Heavy metals and cyanobacteria: towards bioremediation

Heavy metals are one of the most common pollutants worldwide, being a serious hazard to the environment and public health. These metals are usually removed from polluted waters by physicochemical methods that can have substantial costs, low efficiency for contaminants present in low concentrations and generally do not allow to recover the metal. The use of microorganisms or their isolated extracellular polymeric substances (EPS) (e.g. slimes) can overcome these limitations.

Fig. 1. Cyanothece sp. CCY 0110 culture (A), cells stained with an EPS specific dye Alcian blue (B) and the isolated lyophilized polymer (C).

Fig. 1. Cyanothece sp. CCY 0110 culture (A), cells stained with an EPS specific dye Alcian blue (B) and the isolated lyophilized polymer (C).

Cyanobacteria are a diversified and ubiquitous group of bacteria that perform photosynthesis similar to algae and plants. In addition, several strains are capable of producing extracellular polymeric substances (EPS), which can be associated with the cell surface or be released into the environment, and that in nature have different roles associated with protection against UV, desiccation, etc. EPS-producing cyanobacteria or their isolated polymers can be useful to remove heavy metals from polluted waters, since these microorganisms are easy to cultivate, have minimal nutritional requirements and exhibit fast metal removal rates. Additional vantages of these EPS compared to those produced by other microorganisms are their particular characteristics: (i) overall negative charge due to the presence of specific groups (sulfate and uronic acids), increasing the polymer affinity towards metal cations, (ii) high number of different sugar residues (usually 6 to 10) increasing the number of possible polymer conformations, and (iii) high hydrophobicity (repeal water molecules). However, the characteristics of each metal removal system strongly depend on the metal, organism and/or EPS utilized. These metal removal systems can be based on an active uptake of the metal by the cells and/or a passive biosorption of the cations. Some metals are essential to cell life (e.g. copper and iron), while others are not (e.g. cadmium and lead). However, in excess, all metals are deleterious to the cells, leading to the development of strategies by the cyanobacterial cells to avoid/minimize the toxicity of the metals. In this context, the effects of the presence and concentration of copper, lead, cadmium and lithium, heavy metals commonly found in polluted water bodies, were evaluated on the cells of Cyanothece sp. CCY 0110, a unicellular and marine cyanobacterium previously shown to be a highly-efficient EPS producer. In this work the effects induced by the metals in the cell growth, internal ultrastructure and EPS production were evaluated. In addition, the proteomes (set of proteins within the cell) of cells grown in the absence or presence of different concentrations/times of exposure to copper or cadmium were compared using tagging technology (iTRAQ).
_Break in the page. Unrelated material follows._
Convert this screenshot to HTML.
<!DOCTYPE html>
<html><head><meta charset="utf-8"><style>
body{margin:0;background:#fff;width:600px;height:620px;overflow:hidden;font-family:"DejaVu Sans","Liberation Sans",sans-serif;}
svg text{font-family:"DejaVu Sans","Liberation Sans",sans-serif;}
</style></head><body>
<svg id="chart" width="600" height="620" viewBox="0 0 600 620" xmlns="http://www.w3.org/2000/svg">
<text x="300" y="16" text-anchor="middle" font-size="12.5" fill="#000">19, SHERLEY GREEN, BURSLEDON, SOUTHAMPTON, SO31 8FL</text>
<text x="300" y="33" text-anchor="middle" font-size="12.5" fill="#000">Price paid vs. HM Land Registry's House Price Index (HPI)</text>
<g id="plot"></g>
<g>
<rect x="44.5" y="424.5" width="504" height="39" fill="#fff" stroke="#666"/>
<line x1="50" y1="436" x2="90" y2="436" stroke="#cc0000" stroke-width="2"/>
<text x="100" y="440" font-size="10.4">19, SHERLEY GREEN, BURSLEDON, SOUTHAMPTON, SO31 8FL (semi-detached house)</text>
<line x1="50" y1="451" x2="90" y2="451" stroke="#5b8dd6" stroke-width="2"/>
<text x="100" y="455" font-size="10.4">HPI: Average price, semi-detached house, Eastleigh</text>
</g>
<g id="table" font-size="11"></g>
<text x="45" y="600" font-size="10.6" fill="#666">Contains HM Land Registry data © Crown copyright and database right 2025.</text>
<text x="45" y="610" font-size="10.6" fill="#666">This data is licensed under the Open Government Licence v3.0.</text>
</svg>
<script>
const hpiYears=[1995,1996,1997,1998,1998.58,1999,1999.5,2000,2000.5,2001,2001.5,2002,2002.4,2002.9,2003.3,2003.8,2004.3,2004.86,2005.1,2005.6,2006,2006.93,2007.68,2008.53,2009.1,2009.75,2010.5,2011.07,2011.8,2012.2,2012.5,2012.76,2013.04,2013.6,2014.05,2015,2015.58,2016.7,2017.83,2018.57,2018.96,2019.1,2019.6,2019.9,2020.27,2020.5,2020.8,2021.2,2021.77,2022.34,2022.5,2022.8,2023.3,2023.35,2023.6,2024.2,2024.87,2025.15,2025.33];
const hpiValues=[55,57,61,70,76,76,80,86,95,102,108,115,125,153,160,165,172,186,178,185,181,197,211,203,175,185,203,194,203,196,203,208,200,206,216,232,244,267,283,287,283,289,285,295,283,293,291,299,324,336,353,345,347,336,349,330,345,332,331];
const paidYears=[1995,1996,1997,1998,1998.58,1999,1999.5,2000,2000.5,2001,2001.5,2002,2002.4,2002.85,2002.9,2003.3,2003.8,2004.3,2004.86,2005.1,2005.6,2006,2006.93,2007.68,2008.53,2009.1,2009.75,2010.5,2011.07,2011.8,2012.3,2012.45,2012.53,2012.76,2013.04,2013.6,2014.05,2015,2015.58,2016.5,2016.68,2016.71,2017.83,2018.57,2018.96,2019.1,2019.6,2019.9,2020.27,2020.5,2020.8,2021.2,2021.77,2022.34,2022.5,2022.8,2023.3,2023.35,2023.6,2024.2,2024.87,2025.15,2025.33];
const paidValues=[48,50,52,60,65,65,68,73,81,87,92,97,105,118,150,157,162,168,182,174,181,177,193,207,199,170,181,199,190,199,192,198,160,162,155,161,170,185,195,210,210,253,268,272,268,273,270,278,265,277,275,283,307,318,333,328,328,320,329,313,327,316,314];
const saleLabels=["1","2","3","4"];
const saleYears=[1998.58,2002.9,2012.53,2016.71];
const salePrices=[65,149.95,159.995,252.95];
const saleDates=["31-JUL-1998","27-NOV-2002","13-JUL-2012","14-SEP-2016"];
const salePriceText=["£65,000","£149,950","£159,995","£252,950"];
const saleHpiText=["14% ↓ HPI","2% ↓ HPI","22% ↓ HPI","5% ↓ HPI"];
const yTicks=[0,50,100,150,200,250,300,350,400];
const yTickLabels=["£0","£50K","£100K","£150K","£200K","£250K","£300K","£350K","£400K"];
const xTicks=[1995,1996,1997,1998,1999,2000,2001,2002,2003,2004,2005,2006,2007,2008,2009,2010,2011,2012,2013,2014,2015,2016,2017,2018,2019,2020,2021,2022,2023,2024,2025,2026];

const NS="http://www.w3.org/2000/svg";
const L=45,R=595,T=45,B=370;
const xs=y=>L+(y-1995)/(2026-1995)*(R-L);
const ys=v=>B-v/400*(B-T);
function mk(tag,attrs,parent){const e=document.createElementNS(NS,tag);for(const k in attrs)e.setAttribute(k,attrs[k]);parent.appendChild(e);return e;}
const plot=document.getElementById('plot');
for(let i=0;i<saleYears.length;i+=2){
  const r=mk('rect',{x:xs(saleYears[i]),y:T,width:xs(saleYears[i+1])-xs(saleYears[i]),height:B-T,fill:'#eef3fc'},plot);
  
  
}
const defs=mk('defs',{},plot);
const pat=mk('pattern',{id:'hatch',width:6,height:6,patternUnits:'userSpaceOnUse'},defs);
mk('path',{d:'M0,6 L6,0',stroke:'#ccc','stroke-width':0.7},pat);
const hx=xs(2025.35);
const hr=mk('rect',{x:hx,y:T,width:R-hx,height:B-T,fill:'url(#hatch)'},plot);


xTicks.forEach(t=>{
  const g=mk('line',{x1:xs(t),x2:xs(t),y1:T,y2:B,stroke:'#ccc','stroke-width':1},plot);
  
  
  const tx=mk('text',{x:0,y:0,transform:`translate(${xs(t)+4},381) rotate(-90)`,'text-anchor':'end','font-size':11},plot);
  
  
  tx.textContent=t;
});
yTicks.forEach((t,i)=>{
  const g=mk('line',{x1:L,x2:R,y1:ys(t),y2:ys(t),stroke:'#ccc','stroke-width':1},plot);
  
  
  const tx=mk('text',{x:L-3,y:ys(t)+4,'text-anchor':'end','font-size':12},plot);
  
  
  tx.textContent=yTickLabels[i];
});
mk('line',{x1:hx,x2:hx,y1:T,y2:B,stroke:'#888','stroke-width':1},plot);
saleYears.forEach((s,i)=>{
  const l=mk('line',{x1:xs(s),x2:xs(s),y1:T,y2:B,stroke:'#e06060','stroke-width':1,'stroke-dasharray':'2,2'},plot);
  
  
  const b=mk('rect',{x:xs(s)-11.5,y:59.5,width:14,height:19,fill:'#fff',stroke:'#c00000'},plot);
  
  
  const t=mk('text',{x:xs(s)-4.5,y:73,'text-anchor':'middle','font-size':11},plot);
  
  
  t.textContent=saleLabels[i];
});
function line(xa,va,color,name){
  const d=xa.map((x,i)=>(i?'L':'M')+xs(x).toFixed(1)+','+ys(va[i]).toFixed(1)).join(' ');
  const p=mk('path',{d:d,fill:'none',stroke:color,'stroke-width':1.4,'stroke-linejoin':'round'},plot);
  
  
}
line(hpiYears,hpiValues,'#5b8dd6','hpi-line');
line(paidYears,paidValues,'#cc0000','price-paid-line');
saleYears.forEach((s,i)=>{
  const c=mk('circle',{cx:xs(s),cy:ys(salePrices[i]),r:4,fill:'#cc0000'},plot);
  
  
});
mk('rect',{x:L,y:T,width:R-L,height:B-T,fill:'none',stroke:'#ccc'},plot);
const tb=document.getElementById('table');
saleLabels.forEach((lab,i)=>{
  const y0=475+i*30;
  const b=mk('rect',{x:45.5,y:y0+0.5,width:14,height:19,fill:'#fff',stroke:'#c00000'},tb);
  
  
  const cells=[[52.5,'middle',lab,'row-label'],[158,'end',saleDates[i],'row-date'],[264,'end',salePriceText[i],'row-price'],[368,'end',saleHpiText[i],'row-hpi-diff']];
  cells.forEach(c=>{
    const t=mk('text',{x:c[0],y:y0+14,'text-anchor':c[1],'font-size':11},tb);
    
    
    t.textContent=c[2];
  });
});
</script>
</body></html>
Fig. 2. Effects of different concentrations of copper (Cu) and cadmium (Cd) on Cyanothece sp. CCY 0110 growth.

The results revealed that each heavy metal affected the cells in a different manner, being copper the more deleterious, followed by lead, cadmium and lithium. The EPS production was not altered. All metals led to changes in the cell structure, mainly at the photosynthetic apparatus. The comparison of the proteomes allowed to distinguish specific effects related to the time of exposure and/or the concentration of the metals, which were associated to several important metabolic processes (e.g. photosynthesis, carbohydrate metabolism, and nitrogen and amino acid metabolism). Moreover, the results strongly suggest that in the presence of copper, the cells tune down their metabolic rate to invest energy in the activation of detoxification mechanisms, resulting in a remarkable recovery. In contrast, the toxic effects of cadmium were cumulative, revealing lower efficiency of the mechanisms of a non-essential metal detoxification compared to those of an essential one. The knowledge generated by this study can contribute to the implementation of heavy metal removal systems based on cyanobacterial EPS or their isolated polymers.



Effects of heavy metals on Cyanothece sp. CCY 0110 growth, extracellular polymeric substances (EPS) production, ultrastructure and protein profiles.
Mota R, Pereira SB, Meazzini M, Fernandes R, Santos A, Evans CA, De Philippis R, Wright PC, Tamagnini P.